STORED DATA:
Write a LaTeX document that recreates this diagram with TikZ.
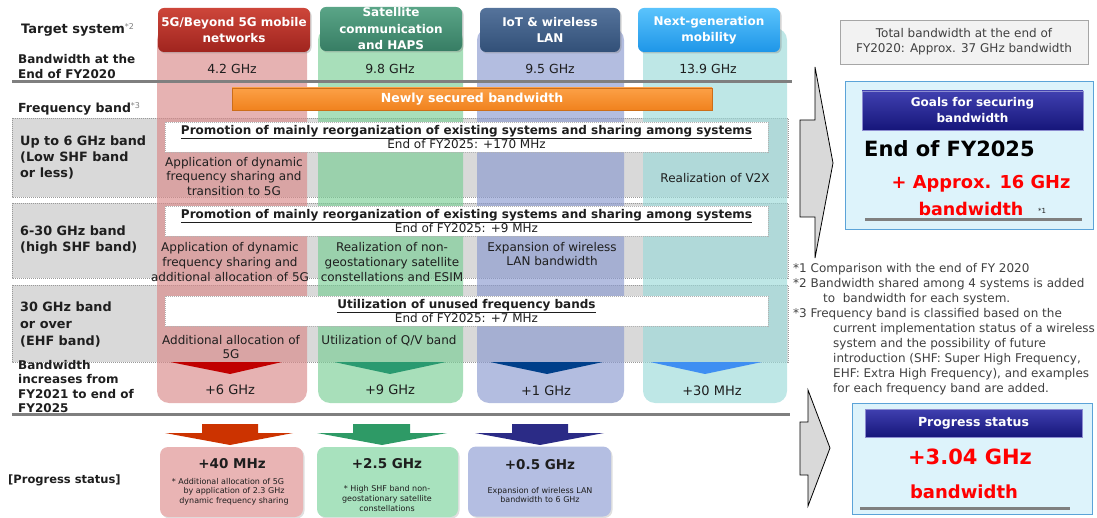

--

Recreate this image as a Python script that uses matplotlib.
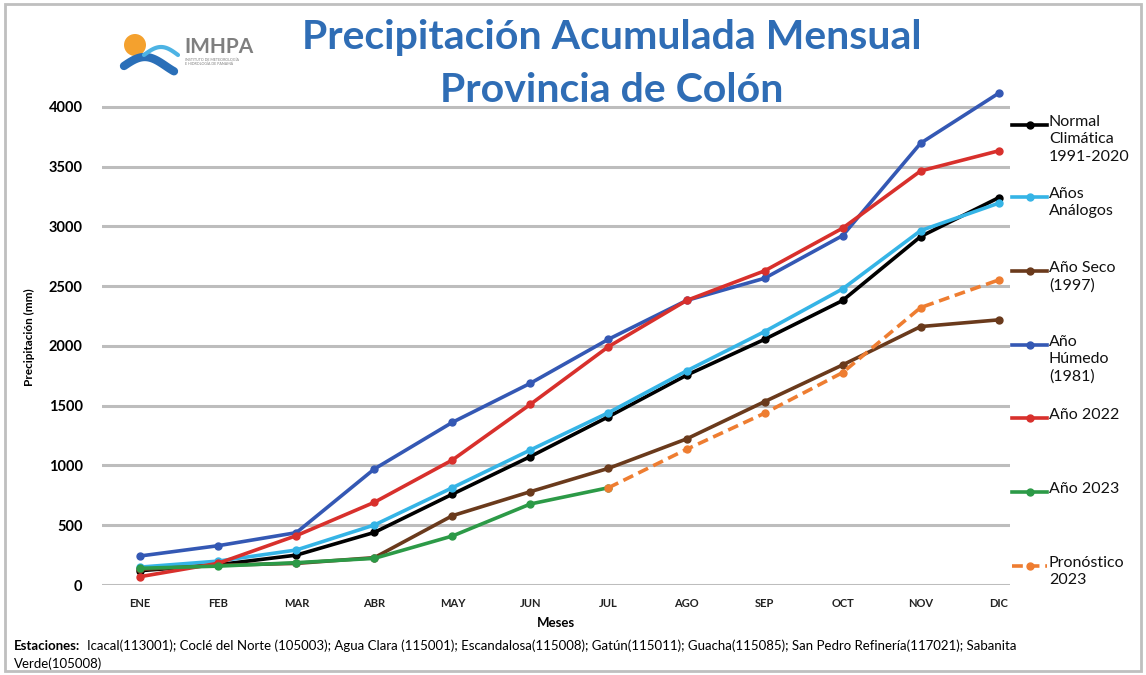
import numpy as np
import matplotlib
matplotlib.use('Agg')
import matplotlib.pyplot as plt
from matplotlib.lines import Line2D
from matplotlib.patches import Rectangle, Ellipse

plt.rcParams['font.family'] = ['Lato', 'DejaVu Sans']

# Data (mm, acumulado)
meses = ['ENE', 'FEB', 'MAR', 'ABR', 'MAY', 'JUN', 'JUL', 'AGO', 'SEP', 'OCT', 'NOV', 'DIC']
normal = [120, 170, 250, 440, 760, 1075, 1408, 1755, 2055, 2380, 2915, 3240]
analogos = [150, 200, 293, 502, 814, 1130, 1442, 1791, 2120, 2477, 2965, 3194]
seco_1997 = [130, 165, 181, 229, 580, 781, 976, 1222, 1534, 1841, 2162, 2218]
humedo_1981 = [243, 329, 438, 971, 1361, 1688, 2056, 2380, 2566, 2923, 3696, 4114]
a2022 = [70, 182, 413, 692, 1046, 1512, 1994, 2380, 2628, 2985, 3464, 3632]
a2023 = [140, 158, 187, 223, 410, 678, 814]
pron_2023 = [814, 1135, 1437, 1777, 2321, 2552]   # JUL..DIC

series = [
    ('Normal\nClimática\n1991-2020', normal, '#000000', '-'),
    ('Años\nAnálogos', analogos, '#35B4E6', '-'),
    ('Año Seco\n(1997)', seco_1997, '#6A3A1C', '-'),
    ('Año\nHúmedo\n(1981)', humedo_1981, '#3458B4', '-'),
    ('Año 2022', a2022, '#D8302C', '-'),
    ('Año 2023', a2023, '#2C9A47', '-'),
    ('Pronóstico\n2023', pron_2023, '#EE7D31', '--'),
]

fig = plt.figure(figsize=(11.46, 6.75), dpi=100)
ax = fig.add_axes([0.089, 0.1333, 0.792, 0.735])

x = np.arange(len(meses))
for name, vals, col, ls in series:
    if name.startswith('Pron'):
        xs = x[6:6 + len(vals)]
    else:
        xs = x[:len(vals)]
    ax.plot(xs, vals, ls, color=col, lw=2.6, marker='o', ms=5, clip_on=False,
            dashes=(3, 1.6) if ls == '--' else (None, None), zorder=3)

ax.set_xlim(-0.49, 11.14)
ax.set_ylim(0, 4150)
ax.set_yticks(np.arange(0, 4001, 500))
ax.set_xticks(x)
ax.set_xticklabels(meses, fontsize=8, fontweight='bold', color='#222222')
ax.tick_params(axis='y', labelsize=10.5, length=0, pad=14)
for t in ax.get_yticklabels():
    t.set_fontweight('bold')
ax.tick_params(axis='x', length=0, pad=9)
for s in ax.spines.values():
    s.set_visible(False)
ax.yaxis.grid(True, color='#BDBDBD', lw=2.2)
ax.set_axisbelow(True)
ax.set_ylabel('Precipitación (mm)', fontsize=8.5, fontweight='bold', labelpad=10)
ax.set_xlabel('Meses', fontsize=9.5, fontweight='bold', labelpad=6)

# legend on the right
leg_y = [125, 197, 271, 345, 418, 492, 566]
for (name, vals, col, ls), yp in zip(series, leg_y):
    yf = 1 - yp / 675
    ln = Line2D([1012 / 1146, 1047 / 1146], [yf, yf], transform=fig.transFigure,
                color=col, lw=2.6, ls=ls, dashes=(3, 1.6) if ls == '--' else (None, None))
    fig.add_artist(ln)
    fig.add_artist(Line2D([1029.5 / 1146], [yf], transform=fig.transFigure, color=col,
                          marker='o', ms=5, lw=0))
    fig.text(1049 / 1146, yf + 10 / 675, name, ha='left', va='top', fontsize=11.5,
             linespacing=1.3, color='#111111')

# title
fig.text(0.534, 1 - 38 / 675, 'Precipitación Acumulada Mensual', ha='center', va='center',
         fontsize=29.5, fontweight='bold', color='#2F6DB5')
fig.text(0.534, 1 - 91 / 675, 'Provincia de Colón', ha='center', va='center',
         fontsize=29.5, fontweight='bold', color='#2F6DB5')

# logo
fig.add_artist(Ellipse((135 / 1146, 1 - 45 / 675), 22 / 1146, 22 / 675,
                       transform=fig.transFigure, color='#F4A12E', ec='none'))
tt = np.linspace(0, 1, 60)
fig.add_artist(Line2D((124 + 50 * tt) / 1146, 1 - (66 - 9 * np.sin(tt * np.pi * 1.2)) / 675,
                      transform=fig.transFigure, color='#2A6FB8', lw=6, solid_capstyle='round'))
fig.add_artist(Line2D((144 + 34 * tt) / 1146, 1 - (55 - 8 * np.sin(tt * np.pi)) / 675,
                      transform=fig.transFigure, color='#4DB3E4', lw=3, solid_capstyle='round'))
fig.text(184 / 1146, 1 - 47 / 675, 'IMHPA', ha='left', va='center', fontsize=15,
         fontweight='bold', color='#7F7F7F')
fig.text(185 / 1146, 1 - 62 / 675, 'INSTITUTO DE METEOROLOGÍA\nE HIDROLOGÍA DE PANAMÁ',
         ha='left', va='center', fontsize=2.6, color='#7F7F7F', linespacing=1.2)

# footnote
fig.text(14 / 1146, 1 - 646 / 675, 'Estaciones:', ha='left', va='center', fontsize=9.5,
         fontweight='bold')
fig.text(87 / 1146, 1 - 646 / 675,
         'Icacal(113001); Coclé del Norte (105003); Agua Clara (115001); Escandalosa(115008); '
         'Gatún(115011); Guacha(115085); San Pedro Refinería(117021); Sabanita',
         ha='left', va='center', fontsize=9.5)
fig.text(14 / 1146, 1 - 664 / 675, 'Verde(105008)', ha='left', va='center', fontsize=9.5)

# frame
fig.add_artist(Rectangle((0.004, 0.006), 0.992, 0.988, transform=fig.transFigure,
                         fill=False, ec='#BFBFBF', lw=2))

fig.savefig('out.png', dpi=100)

---

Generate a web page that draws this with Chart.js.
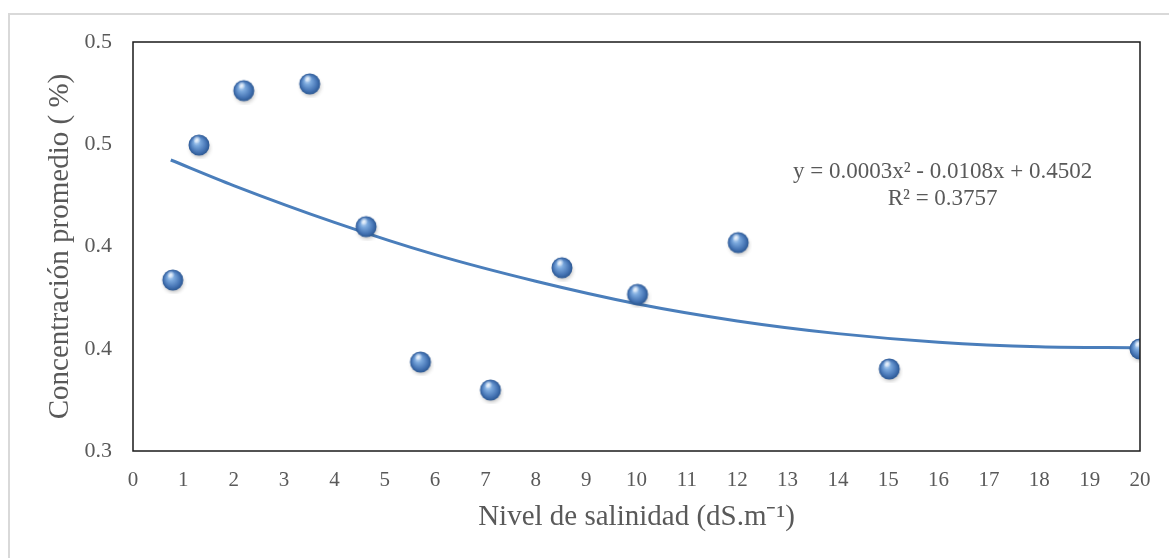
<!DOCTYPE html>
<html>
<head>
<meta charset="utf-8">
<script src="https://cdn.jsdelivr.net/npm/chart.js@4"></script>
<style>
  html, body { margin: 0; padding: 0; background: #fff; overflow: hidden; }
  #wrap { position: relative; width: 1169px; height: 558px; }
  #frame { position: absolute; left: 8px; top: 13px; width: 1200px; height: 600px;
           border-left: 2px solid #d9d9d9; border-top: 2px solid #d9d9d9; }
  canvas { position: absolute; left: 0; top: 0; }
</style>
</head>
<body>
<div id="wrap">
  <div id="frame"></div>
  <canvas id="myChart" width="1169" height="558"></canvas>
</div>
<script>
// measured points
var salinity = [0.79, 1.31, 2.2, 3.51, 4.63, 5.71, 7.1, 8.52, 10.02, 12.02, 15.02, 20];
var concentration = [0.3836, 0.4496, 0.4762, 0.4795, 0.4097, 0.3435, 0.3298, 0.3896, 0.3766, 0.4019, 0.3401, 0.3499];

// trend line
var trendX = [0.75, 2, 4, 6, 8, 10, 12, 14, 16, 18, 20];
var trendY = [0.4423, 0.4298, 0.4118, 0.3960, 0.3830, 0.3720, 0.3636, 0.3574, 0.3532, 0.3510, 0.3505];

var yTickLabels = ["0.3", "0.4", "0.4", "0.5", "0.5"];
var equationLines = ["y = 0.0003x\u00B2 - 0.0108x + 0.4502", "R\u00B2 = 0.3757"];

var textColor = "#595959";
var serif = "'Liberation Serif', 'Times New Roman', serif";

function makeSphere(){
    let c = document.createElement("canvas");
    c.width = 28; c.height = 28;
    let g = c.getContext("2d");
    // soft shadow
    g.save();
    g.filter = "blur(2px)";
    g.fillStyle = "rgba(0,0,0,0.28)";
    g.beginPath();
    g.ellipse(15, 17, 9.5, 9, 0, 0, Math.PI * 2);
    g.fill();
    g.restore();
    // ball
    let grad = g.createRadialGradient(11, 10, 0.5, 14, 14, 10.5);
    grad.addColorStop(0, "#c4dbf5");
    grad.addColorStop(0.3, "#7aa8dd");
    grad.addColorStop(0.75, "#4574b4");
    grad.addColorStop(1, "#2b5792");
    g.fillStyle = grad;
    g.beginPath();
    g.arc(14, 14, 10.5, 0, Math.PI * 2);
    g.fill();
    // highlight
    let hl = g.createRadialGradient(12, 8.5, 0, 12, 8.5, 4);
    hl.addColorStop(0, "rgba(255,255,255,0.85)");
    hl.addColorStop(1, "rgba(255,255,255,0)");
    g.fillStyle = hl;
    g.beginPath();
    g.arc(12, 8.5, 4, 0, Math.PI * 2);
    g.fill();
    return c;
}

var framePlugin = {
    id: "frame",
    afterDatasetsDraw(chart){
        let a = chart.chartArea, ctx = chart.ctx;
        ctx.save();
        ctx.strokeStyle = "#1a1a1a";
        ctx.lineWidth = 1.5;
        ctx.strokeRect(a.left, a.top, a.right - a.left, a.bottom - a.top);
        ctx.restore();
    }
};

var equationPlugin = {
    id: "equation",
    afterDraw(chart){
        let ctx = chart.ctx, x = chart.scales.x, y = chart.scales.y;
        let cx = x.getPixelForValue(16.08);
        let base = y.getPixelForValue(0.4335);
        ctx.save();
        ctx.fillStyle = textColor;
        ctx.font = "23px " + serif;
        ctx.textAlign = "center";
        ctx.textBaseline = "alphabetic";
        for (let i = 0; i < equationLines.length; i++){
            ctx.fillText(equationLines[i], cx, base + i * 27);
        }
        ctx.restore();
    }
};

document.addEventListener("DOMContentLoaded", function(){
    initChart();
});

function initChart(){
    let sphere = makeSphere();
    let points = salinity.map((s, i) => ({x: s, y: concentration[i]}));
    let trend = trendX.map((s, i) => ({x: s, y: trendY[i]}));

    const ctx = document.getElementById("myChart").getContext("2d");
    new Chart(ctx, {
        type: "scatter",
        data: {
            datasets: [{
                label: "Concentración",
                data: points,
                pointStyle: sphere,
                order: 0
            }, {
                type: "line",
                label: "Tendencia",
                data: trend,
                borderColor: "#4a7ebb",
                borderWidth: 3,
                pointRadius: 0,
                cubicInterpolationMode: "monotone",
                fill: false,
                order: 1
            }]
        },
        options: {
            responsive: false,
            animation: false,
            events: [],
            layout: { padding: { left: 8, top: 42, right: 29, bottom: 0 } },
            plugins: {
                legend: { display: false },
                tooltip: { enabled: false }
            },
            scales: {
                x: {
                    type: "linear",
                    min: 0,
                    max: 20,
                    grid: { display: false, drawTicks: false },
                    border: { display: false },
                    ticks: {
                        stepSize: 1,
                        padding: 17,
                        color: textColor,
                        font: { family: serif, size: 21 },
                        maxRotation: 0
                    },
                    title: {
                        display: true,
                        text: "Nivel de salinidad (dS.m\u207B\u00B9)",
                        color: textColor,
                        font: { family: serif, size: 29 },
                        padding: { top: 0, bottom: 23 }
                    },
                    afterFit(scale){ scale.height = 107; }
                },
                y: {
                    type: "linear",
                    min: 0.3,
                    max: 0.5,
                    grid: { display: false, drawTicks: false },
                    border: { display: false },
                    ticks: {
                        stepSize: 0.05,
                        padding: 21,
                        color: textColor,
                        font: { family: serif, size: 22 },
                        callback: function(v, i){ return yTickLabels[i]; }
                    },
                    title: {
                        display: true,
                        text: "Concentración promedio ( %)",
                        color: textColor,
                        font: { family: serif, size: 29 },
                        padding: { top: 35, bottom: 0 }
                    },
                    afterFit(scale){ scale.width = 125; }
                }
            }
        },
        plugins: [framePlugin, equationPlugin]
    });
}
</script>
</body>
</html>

EXERCISE GOAL: Return all lines containing "matplotlib".

IN RESPONSE:
Recreate this image as a Python script that uses matplotlib.
import matplotlib
matplotlib.use('Agg')
import matplotlib.pyplot as plt
from matplotlib.lines import Line2D
from matplotlib.patches import Rectangle, Ellipse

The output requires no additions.